=== Information shown ===

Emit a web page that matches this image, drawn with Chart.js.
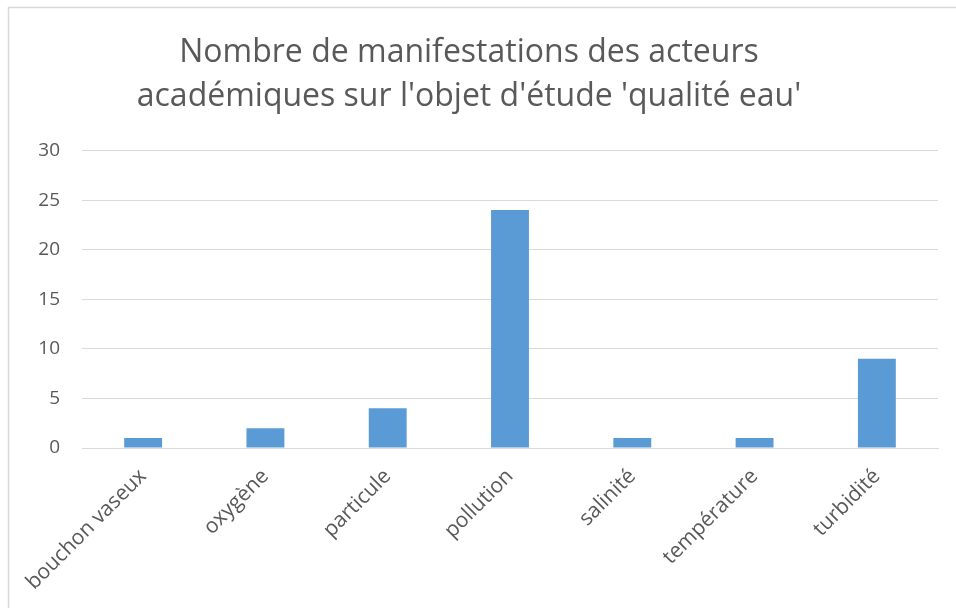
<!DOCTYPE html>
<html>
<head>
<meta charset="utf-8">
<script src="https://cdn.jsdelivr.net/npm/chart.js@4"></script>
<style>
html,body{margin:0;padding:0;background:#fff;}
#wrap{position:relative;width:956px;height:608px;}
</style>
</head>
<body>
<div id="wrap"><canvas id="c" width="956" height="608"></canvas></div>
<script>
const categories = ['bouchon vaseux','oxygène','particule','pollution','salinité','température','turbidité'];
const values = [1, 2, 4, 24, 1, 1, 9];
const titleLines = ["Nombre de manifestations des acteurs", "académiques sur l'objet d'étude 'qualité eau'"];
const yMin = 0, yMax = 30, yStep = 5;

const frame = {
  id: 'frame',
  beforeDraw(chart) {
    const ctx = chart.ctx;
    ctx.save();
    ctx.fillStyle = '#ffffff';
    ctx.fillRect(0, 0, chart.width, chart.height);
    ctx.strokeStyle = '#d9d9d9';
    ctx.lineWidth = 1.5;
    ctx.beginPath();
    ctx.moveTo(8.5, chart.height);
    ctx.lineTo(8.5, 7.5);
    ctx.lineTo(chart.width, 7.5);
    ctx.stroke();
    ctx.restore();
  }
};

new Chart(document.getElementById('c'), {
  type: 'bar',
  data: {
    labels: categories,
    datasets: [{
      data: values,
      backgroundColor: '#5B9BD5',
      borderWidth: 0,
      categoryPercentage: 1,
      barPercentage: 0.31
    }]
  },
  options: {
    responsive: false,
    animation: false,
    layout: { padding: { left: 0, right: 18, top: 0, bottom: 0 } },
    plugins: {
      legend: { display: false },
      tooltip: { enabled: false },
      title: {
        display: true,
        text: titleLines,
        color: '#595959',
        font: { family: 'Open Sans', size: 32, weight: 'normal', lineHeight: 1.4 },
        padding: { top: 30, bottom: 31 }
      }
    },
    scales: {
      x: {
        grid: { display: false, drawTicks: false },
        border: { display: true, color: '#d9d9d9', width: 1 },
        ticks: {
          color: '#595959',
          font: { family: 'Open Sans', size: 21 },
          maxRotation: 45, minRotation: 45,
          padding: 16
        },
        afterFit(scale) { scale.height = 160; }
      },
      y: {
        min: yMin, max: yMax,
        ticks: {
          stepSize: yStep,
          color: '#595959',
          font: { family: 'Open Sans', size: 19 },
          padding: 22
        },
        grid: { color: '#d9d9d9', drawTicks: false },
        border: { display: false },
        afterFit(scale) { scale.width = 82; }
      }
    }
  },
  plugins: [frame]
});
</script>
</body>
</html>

===

Quote, please, every line of the material above from its start through the line that has "const yMin = 0, yMax = 30, yStep = 5;", reproducing the words exactly and dropping any images.

## Response to the task:
Emit a web page that matches this image, drawn with Chart.js.
<!DOCTYPE html>
<html>
<head>
<meta charset="utf-8">
<script src="https://cdn.jsdelivr.net/npm/chart.js@4"></script>
<style>
html,body{margin:0;padding:0;background:#fff;}
#wrap{position:relative;width:956px;height:608px;}
</style>
</head>
<body>
<div id="wrap"><canvas id="c" width="956" height="608"></canvas></div>
<script>
const categories = ['bouchon vaseux','oxygène','particule','pollution','salinité','température','turbidité'];
const values = [1, 2, 4, 24, 1, 1, 9];
const titleLines = ["Nombre de manifestations des acteurs", "académiques sur l'objet d'étude 'qualité eau'"];
const yMin = 0, yMax = 30, yStep = 5;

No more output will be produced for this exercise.